Leave the pictures out, and retype all of the material exactly as written.

________

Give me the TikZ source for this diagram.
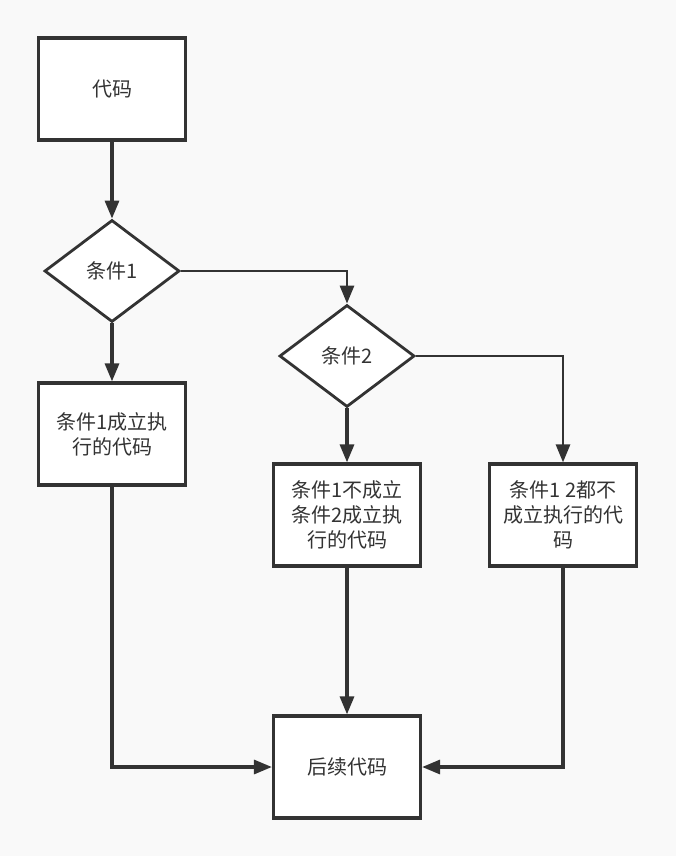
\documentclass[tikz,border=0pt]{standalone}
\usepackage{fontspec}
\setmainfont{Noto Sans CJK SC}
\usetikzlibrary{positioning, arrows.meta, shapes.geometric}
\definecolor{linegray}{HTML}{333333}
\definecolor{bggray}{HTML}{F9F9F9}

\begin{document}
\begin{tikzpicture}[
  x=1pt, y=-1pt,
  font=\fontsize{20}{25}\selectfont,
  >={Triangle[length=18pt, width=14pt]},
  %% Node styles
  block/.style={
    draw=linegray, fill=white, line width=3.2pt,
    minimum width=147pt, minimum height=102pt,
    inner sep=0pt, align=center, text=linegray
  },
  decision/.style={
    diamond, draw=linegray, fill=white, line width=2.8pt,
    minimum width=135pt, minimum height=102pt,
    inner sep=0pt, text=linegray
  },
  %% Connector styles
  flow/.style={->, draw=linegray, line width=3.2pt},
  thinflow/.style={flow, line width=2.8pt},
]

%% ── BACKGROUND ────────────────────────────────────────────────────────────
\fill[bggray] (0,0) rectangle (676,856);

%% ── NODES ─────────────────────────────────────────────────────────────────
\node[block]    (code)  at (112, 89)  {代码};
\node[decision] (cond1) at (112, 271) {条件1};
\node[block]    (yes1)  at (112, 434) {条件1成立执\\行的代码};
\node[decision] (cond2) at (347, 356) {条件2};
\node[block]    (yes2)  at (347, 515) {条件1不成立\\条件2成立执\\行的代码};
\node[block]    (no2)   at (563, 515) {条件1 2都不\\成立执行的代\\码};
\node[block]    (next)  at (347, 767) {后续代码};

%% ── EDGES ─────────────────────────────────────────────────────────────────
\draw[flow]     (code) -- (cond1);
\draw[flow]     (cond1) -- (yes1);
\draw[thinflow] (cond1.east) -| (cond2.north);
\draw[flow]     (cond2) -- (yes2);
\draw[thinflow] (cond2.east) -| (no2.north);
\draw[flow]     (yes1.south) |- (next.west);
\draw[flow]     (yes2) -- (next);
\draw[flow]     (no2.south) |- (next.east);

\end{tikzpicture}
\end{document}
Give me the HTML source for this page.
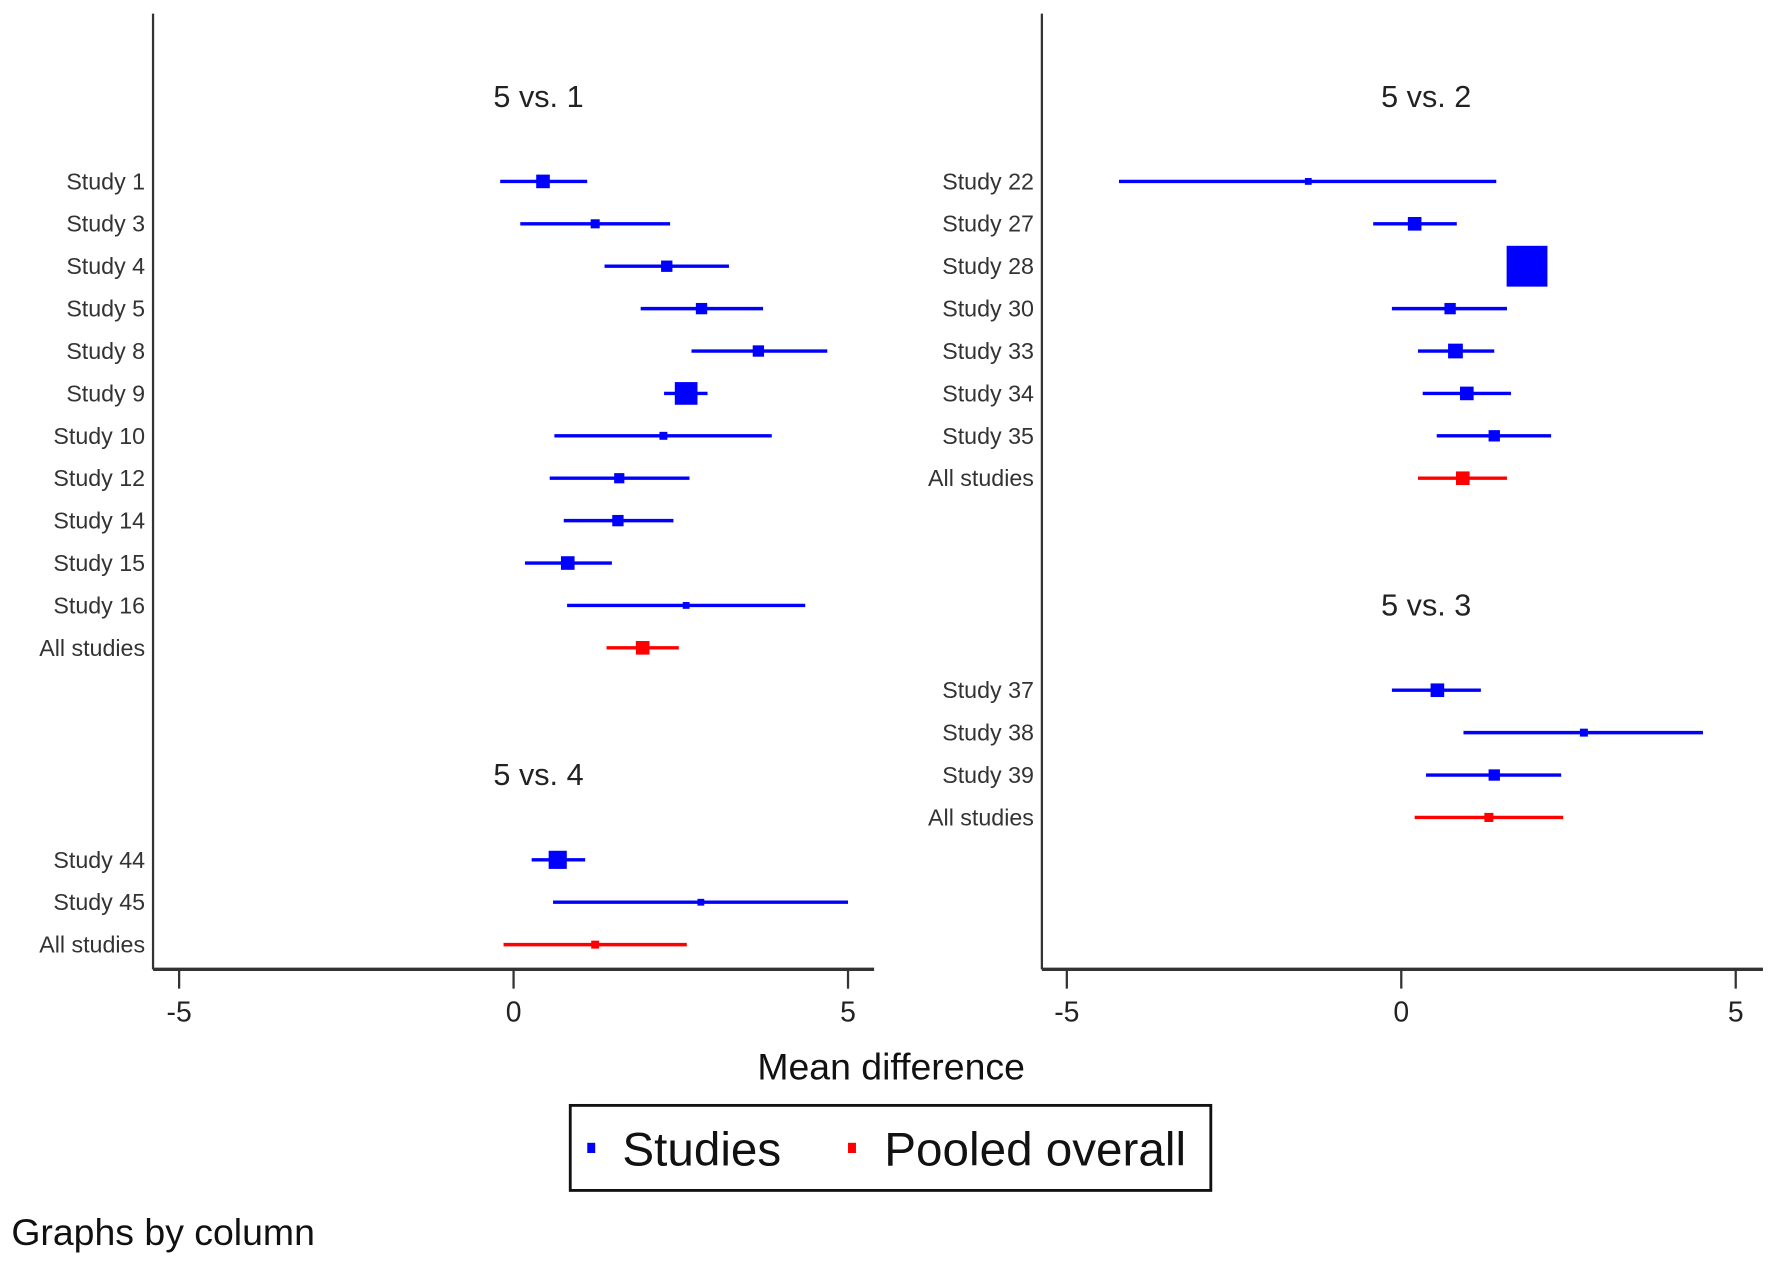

________

RESULT BELOW:
Give me the TikZ source for this diagram.
\documentclass[tikz,border=0pt]{standalone}
\usepackage{fontspec}
\setmainfont{Noto Sans CJK SC}
\usetikzlibrary{positioning, arrows.meta, shapes.geometric}
\definecolor{linegray}{HTML}{333333}
\definecolor{bggray}{HTML}{F9F9F9}

\begin{document}
\begin{tikzpicture}[
  x=1pt, y=-1pt,
  font=\fontsize{20}{25}\selectfont,
  >={Triangle[length=18pt, width=14pt]},
  %% Node styles
  block/.style={
    draw=linegray, fill=white, line width=3.2pt,
    minimum width=147pt, minimum height=102pt,
    inner sep=0pt, align=center, text=linegray
  },
  decision/.style={
    diamond, draw=linegray, fill=white, line width=2.8pt,
    minimum width=135pt, minimum height=102pt,
    inner sep=0pt, text=linegray
  },
  %% Connector styles
  flow/.style={->, draw=linegray, line width=3.2pt},
  thinflow/.style={flow, line width=2.8pt},
]

%% ── BACKGROUND ────────────────────────────────────────────────────────────
\fill[bggray] (0,0) rectangle (676,856);

%% ── NODES ─────────────────────────────────────────────────────────────────
\node[block]    (code)  at (112, 89)  {代码};
\node[decision] (cond1) at (112, 271) {条件1};
\node[block]    (yes1)  at (112, 434) {条件1成立执\\行的代码};
\node[decision] (cond2) at (347, 356) {条件2};
\node[block]    (yes2)  at (347, 515) {条件1不成立\\条件2成立执\\行的代码};
\node[block]    (no2)   at (563, 515) {条件1 2都不\\成立执行的代\\码};
\node[block]    (next)  at (347, 767) {后续代码};

%% ── EDGES ─────────────────────────────────────────────────────────────────
\draw[flow]     (code) -- (cond1);
\draw[flow]     (cond1) -- (yes1);
\draw[thinflow] (cond1.east) -| (cond2.north);
\draw[flow]     (cond2) -- (yes2);
\draw[thinflow] (cond2.east) -| (no2.north);
\draw[flow]     (yes1.south) |- (next.west);
\draw[flow]     (yes2) -- (next);
\draw[flow]     (no2.south) |- (next.east);

\end{tikzpicture}
\end{document}
Give me the HTML source for this page.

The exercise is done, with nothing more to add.